Logbook entries are more complicated and follow the patterns described in org-log-note-headings. These are some examples:

* DONE headline
- CLOSING NOTE [2020-01-01 Thu 00:00] \\
  here is a closing note
- Note taken on [2020-01-01 Thu 00:00] \\
  here is an arbitrary note
- Refiled on [2020-01-01 Thu 00:00] \\

These may or may not be stored in drawers, and the consequences are as follows:

  • If clocks and logbook entries are put in different drawers, parsing will be efficient and 100% accurate since the logbook drawer can be assumed to be just a plain list where each item will match a pattern in org-log-note-headings and can be classified into the correct SQL table from there. Likewise, the clock drawer can be assumed to only contain clocks and maybe singleton plain-lists where each plain list corresponds to a clock note.

  • If clocks and logbook entries are in the same drawer, any plain-list item after a clock cannot automatically be assumed to be a clock note. In this cases the item will be matched against org-log-note-headings and if it matches none of the patterns it will be assumed to be a clock note. For this most part, this is likely to still be accurate but is no longer guaranteed.

  • Accuracy may be poor if logbook entries and/or clocks are not put in drawers at all; this is because org-mode has no way to define the ending point of "the logbook and clock entries" in this case. If there is a newline after the clock and logbook entries, the same pitfalls of storing them in the same drawer are still applicable. However, if the logbook is followed immediately by another plain-list, there is no way to determine if these logbook items are part of the logbook or are clock notes. Additionally, performance will be worse than either of the above cases.

Database Layout

General design features

  • with the exception of a few types, the schema are identical between all database implementations (SQLite, Postgres, etc)
  • all foreign keys are set with UPDATE CASCADE and DELETE CASCADE
  • all time values are stores as unixtime (integers in seconds)

Schema

[[ schema-docs ]]

Contributing

Contributions welcome! But please take advantage of the testing environment (especially when contributing to code which directly interacts with the database servers).

Dependencies

In addition to all required dependencies above:

  • cask
  • make
  • docker
  • docker-compose

Emacs setup

Install all emacs dependencies:

cask install --dev

Test environment setup

Except for SQLite, the each database for testing is encoded and set up using docker-compose (see the included docker-compose.yml file). These are necessary to run the stateful tests above.

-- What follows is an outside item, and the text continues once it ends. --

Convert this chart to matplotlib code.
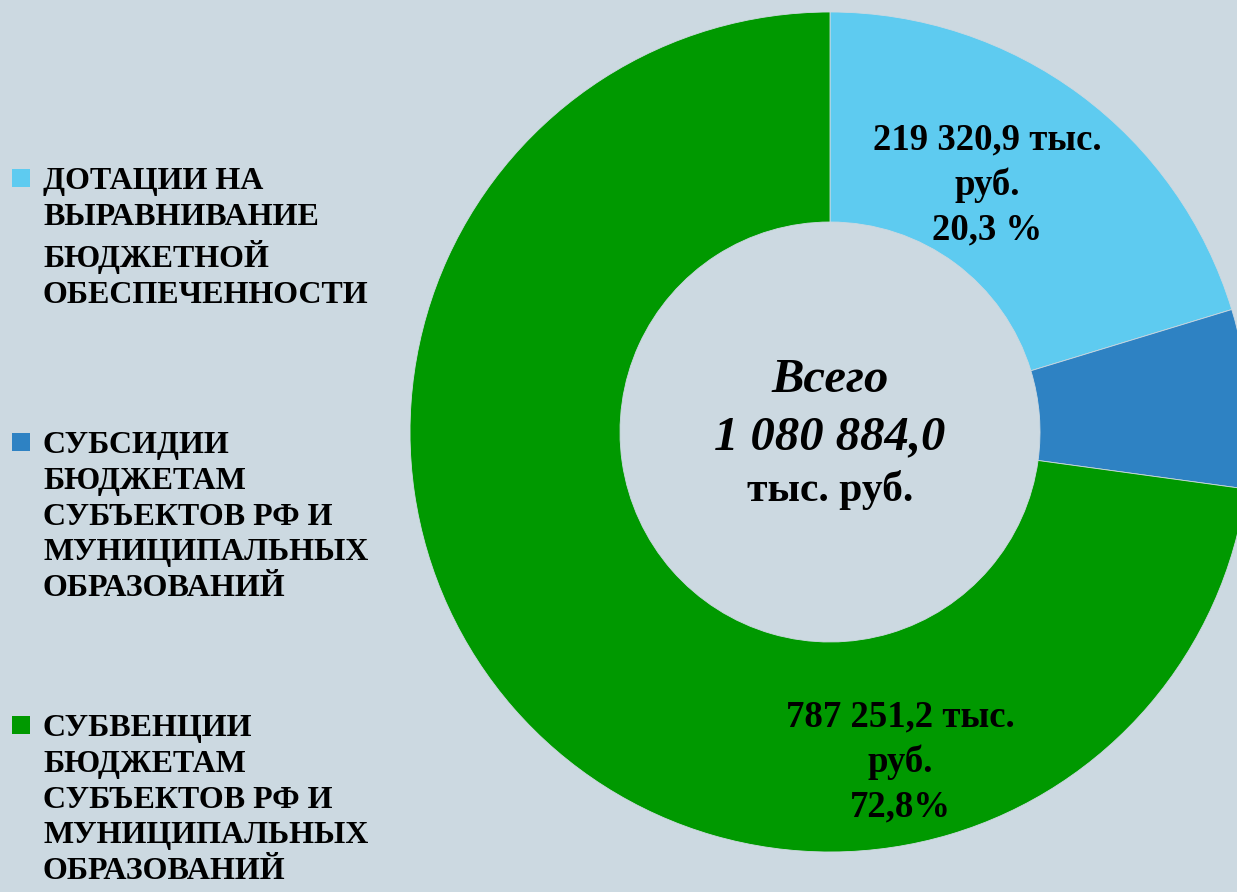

To set up the environment, start the docker-daemon (may require sudo):

docker-compose up -d

To shut down the environment:

docker-compose down

Running tests

Tests are divided into stateless (pure functions, don't rely on external database implementations) and stateful (impure, interacts with the database and/or files on disk).

Run all stateless tests:

make stateless

Run all stateful tests:

make stateful

Compile code and run stateful and stateless tests:

make compile

Run all tests using both interpreted and compiled code:

make test

Building documentation

To generate documentation from the readme template:

make docs

Changelog

1.0.2

  • added org-sql-log-note-headings-overrides

1.0.1

  • various bugfixes

1.0.0 (relative to previous unversioned release)

  • use org-ml to simplify code
  • add support for postgres
  • use subprocesses for SQL interaction instead of built-in Emacs SQL comint mode
  • various performance improvements
  • add tests (stateless and stateful)
  • total rewrite of the schema:
    • moved/added file tags, file properties, headline closures, headline tags, headline properties, and planning entries as seperate tables
    • no longer defer foreign keys
    • use enum where fixed data types are expected (not sqlite)

Acknowledgements

The idea for this is based on John Kitchin's implementation, which uses emacsql as the SQL backend.